> Written problem
Check each line below for the word "document", and copy those that have it.

> Records for this task
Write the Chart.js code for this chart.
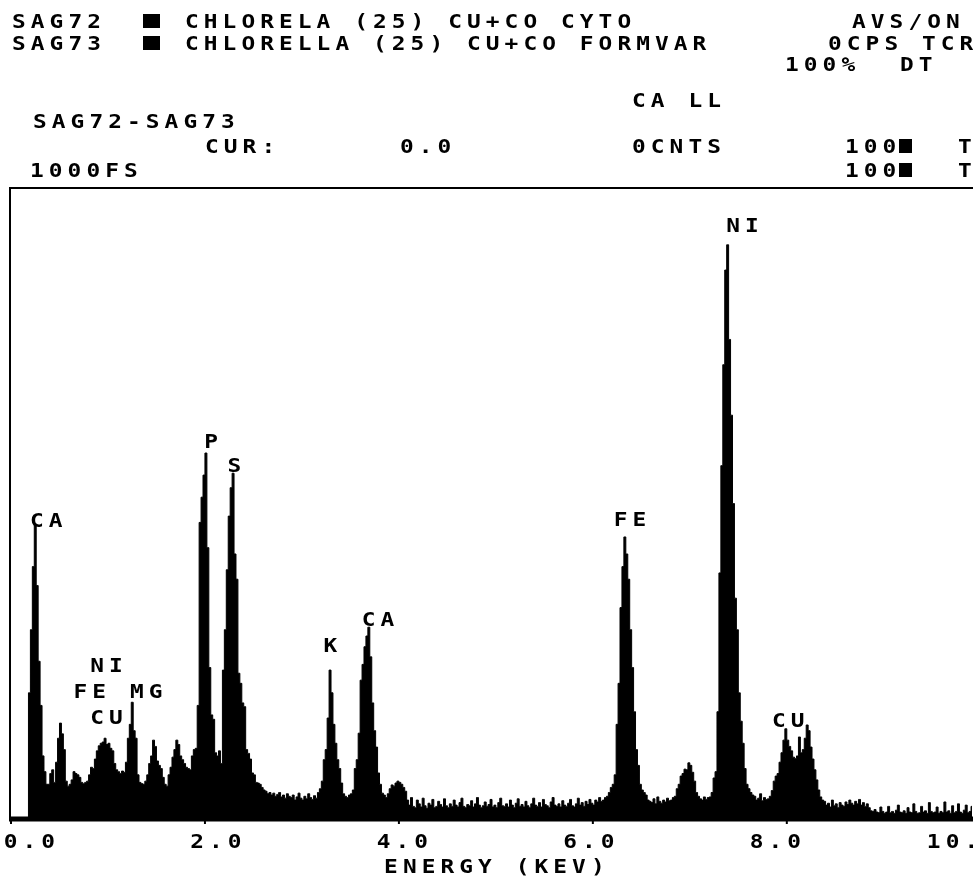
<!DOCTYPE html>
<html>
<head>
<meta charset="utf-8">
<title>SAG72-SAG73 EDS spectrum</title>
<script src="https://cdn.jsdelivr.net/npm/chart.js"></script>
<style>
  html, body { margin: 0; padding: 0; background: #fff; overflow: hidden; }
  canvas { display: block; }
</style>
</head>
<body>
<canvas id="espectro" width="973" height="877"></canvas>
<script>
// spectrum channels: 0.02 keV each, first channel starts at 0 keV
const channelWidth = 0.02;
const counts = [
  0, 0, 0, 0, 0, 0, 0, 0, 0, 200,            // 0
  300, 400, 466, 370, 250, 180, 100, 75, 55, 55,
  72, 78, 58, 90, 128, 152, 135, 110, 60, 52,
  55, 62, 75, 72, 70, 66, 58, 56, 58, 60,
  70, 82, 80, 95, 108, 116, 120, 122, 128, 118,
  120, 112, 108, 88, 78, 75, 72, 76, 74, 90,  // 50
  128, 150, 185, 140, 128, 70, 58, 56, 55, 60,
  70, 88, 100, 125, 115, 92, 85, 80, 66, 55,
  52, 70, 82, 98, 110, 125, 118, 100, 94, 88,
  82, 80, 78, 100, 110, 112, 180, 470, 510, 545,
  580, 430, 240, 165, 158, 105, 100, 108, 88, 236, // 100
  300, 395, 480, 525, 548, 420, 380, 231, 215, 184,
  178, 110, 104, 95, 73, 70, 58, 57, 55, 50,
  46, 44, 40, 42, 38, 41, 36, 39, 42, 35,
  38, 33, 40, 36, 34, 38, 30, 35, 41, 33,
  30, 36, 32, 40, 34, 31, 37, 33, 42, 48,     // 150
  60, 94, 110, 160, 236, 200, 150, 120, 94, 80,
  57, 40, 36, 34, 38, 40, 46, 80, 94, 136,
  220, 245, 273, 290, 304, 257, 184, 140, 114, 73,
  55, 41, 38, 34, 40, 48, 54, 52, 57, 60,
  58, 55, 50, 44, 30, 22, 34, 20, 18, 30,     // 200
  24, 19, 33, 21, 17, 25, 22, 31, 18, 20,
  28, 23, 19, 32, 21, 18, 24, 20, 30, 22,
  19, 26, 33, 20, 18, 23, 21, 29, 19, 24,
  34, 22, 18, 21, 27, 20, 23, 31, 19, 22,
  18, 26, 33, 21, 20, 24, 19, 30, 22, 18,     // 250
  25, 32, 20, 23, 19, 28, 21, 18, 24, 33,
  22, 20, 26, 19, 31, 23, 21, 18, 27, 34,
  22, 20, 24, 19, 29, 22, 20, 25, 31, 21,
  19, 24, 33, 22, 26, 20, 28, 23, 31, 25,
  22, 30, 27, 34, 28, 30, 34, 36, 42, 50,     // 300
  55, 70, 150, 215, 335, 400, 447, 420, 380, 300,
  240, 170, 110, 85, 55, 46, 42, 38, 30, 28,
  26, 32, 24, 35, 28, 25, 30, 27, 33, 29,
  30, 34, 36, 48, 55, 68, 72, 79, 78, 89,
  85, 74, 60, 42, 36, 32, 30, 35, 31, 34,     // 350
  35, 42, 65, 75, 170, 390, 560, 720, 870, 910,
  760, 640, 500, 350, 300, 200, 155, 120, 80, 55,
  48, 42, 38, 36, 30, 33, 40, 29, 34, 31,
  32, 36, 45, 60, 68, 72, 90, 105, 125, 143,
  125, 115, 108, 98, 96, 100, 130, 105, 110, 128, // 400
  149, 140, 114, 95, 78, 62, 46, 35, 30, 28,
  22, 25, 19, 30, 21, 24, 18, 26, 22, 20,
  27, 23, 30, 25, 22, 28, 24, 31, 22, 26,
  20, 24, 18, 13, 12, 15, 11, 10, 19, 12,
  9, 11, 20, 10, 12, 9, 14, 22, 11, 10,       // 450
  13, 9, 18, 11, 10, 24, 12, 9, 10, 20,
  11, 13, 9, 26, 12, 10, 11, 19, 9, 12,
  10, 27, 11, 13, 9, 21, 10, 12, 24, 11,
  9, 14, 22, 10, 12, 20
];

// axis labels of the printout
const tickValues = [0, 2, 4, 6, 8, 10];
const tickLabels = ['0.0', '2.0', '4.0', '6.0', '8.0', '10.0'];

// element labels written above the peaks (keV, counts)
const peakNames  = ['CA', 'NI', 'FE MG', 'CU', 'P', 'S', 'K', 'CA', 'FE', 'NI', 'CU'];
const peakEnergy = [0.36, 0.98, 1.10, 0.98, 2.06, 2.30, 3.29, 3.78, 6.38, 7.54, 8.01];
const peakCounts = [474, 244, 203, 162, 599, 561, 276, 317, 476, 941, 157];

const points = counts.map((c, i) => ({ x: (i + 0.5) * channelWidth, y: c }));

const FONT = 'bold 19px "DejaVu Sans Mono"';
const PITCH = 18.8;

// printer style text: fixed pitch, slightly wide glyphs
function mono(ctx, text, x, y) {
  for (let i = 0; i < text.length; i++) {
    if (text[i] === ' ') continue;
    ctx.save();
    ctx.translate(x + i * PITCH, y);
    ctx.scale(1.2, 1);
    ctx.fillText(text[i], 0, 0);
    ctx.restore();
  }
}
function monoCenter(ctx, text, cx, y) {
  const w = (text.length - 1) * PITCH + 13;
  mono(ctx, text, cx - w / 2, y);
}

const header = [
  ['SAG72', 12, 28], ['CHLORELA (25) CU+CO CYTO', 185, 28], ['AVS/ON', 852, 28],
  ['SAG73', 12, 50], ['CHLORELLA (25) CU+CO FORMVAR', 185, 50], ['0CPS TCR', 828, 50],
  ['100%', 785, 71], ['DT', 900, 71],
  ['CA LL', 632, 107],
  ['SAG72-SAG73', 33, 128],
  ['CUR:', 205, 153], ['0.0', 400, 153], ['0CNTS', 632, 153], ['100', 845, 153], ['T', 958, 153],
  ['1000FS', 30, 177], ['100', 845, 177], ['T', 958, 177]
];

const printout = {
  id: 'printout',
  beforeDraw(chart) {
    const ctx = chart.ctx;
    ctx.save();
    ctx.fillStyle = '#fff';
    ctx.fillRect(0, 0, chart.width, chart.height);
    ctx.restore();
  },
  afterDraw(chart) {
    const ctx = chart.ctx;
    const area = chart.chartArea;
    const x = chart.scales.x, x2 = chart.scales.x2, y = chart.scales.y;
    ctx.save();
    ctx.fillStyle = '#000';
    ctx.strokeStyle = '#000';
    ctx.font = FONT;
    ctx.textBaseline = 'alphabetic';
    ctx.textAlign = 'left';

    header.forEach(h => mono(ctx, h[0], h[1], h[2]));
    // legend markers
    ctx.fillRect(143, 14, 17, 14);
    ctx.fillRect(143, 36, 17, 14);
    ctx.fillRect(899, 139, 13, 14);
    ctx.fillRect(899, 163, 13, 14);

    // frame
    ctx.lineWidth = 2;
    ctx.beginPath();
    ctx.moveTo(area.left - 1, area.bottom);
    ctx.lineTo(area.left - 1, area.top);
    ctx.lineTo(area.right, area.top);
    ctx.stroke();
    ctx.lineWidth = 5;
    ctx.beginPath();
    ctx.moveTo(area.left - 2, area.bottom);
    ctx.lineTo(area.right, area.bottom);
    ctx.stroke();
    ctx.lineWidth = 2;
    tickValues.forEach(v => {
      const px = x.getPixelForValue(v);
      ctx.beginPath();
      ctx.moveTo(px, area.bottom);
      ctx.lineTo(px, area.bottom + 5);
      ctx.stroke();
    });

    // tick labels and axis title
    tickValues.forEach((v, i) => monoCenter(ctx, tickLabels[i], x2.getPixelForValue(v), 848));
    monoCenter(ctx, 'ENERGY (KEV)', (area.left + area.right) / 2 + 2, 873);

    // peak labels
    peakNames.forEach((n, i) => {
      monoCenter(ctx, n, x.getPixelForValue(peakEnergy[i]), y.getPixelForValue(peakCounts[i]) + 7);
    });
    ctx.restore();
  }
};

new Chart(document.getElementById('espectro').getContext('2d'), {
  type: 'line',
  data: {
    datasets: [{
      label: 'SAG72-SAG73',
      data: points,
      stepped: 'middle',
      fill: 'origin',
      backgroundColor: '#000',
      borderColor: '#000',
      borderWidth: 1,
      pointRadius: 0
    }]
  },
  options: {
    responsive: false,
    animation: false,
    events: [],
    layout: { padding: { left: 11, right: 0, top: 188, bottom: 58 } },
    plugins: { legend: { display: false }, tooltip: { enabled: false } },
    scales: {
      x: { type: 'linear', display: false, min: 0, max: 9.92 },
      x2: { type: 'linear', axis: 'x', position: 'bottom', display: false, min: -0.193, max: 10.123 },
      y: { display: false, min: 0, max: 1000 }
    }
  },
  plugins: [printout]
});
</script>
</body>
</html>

==

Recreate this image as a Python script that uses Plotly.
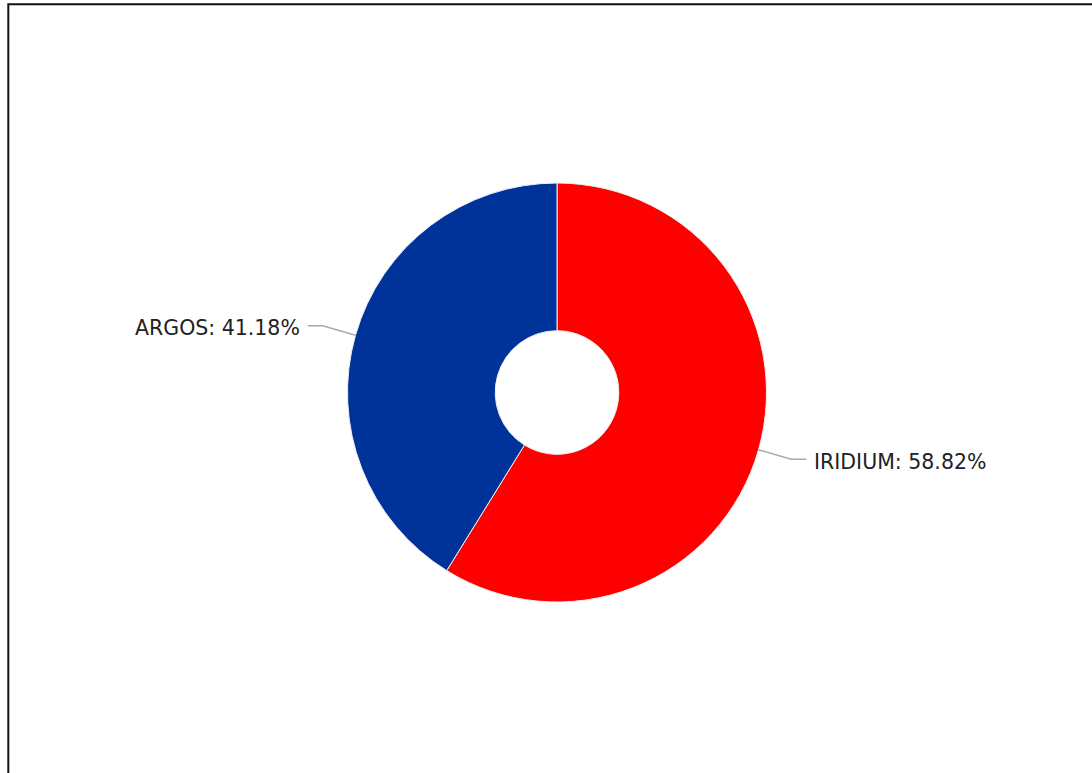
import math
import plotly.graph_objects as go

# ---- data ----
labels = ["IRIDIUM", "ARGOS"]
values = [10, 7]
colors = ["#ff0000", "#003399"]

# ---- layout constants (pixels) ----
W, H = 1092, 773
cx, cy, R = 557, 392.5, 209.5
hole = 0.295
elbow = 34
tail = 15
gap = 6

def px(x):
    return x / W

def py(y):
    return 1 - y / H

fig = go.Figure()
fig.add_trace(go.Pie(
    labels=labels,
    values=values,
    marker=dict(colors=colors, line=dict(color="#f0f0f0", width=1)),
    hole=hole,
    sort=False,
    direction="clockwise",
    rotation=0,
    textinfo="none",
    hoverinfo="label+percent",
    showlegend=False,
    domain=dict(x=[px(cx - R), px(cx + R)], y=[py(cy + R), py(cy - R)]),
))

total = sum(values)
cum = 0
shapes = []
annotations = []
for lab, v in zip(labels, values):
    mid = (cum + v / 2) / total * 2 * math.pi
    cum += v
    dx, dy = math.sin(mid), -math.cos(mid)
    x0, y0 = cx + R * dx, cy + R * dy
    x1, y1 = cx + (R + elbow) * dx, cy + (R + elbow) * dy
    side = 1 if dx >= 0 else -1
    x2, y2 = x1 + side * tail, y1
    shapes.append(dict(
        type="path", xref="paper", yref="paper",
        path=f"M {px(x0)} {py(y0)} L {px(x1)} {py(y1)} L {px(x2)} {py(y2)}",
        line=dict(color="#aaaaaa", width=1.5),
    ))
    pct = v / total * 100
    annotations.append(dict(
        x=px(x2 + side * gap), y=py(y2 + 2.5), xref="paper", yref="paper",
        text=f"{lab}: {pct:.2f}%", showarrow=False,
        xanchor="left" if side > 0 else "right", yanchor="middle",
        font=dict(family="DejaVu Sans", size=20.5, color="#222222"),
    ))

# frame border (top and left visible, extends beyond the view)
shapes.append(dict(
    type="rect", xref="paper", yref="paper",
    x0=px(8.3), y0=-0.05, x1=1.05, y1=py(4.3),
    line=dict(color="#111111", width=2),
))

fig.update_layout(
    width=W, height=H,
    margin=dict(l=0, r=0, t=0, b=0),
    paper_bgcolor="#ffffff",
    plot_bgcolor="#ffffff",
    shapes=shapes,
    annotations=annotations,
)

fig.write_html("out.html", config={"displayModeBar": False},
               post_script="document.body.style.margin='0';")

...

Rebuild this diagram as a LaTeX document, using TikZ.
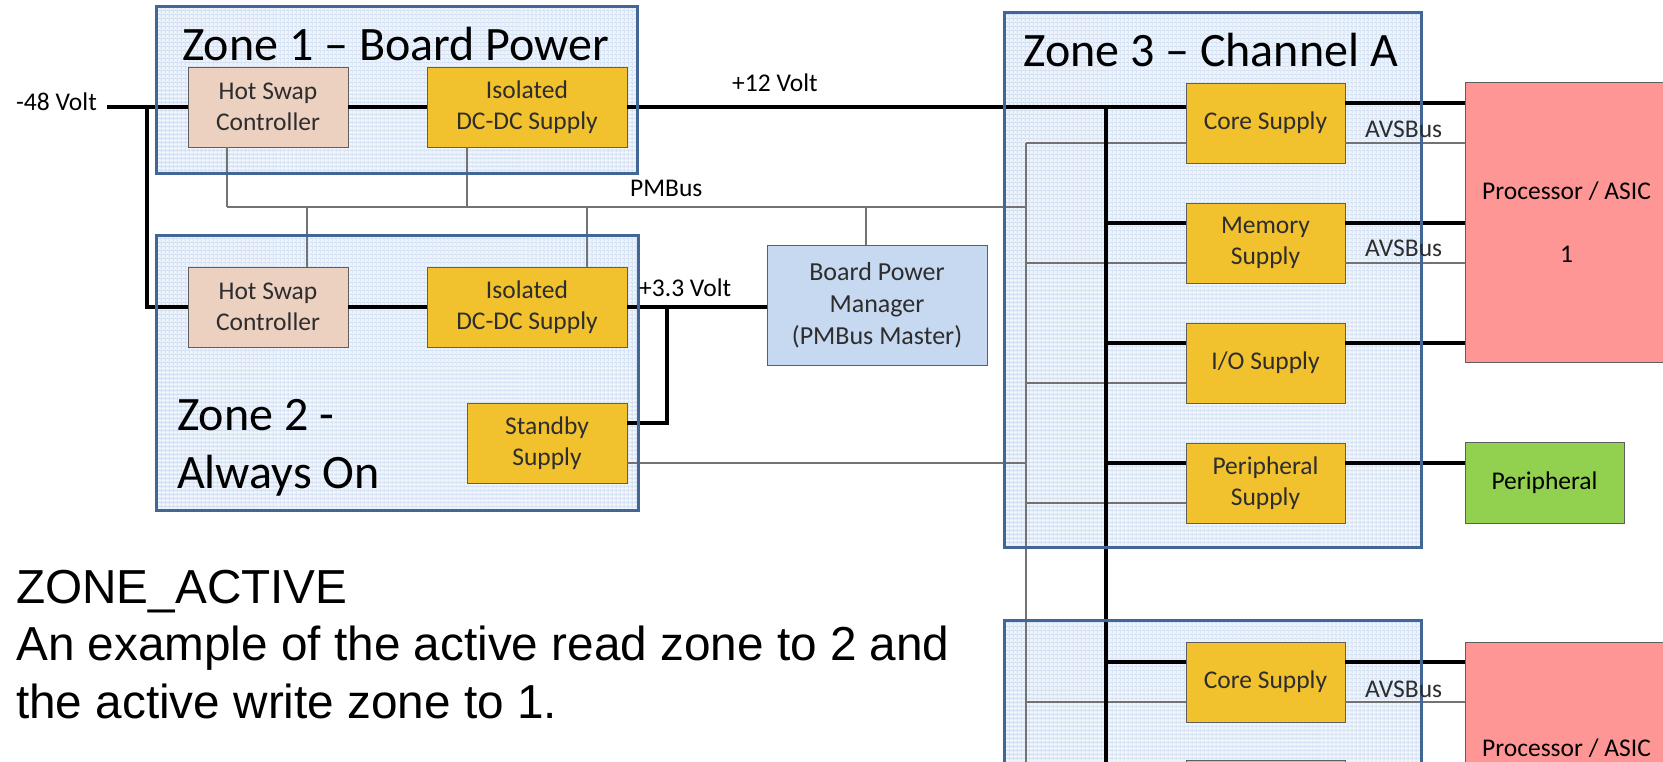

> The solution
new Chart(document.getElementById('espectro').getContext('2d'), {
               post_script="document.body.style.margin='0';")
Rebuild this diagram as a LaTeX document, using TikZ.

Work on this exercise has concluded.